Your really think NSBM would want to be associated with an itinerant jongleur? More liklely wih the other Iron Lady.

I suppose it could have been a case of 'Don't bother - my tomb's only next door' or wanted to be spared H8's gloating

Starkey hints he was resentful of the treatment he was subjected to after his mum's death esepcially with dad behaving worse than a mother hen with only one chick.

During my long research I've come across some really mind-blowing parallels, how much H8's teenage yearas seemed to have run a parallel course with that of R3, both being where they didn't want to be and with people they didn't want to be with.

I've also taken a look at the history of the Nevilles, the really greedy grasping pushy on the up family hzving discovered that the Wydeville family had been their bete noire quite a while before E4 became king. Warwick in particular was always slagging them off though I've bad news for him and I doubt R3S is going to be delighted either but I have etablished that they were through their Italian grandmother of the English blood royal after all. The reason for checking up was suspicion that Warwick's dislike turned to rancid hatred might have had an adverse affect on young Richard's impressionable mind and I have come to the conclusion that the sinning against was happening long before Bosworth.

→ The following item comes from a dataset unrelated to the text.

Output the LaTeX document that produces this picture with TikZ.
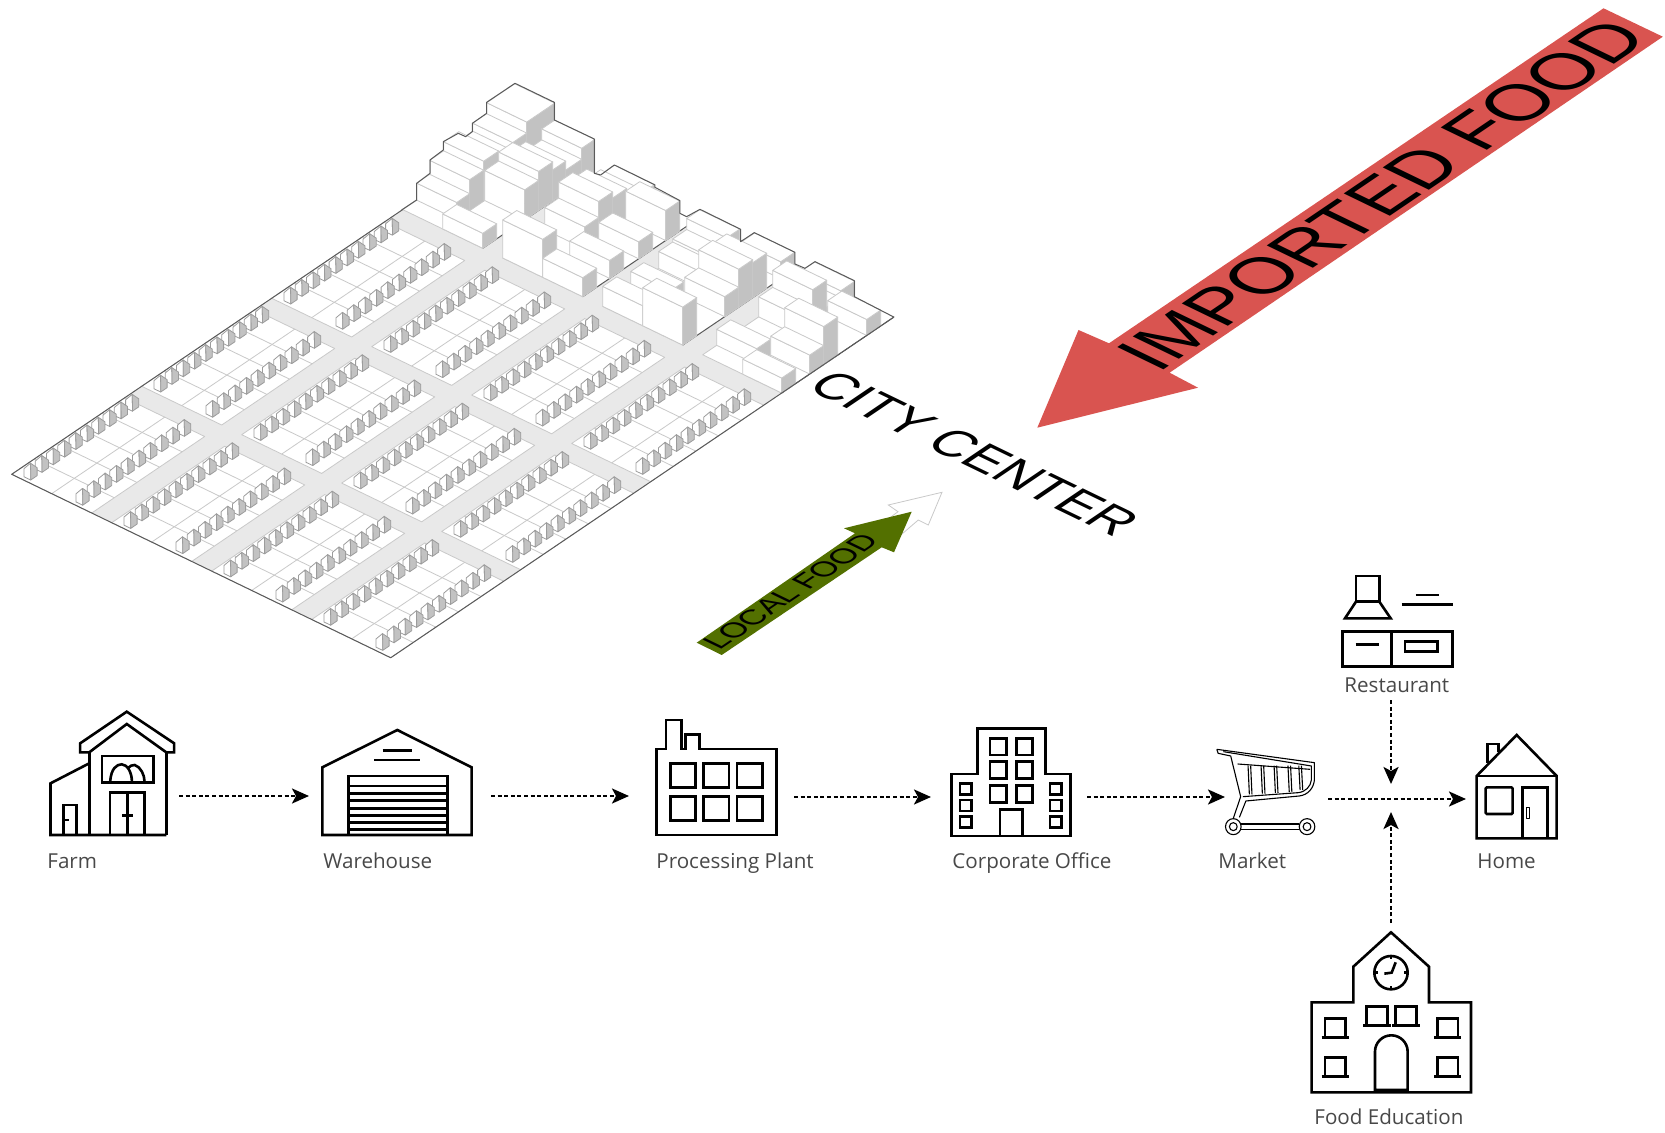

The most interesting parallels are those between Elizabeth of York and the other Queen of Hearts Diana, both tall drop-dead gorgeous blondes, both married to men considerably older than themselves,both more popular than their royal spouses, both having to contend with the other woman who had more influnce over their respective spouses, one the mistress, the other the mother-in-law from hell, both having to contend with the dislike of very partisan members within the Court, both associated with charitable works, both dying at around the same age in dubious circumstances, both nationally and publicly mourned, both given lavish and very public funerals and both the recipients of eloquent elegys one by Sir Elton and the other by Sir Thomas More.

Why Elizabeth, well she was the person who excited my curiosity the most - I felt she was the one who might hold the key to the mysteries so that's the route I went down and I'm glad that I did. Having no brief for either Richard or Henry and no preference/prejudice I feel I've been able to take a more objective appraisal than some. Going by the Conan Doyle method logical and psychological assessment of data and a knowledge of law has helped but it hasn't been easy with so many entrenched views and so much extreme partisan attitudes and prejudice who aren't going to like one herectical view; that it is possible to feel sorry for both men or the other in which I feel what was really going on in 1483 was an unfunny version of 'Kind Hearts and Coronets' with Richard not the villain but one of the intended victims on the real wicked uncle's hit list.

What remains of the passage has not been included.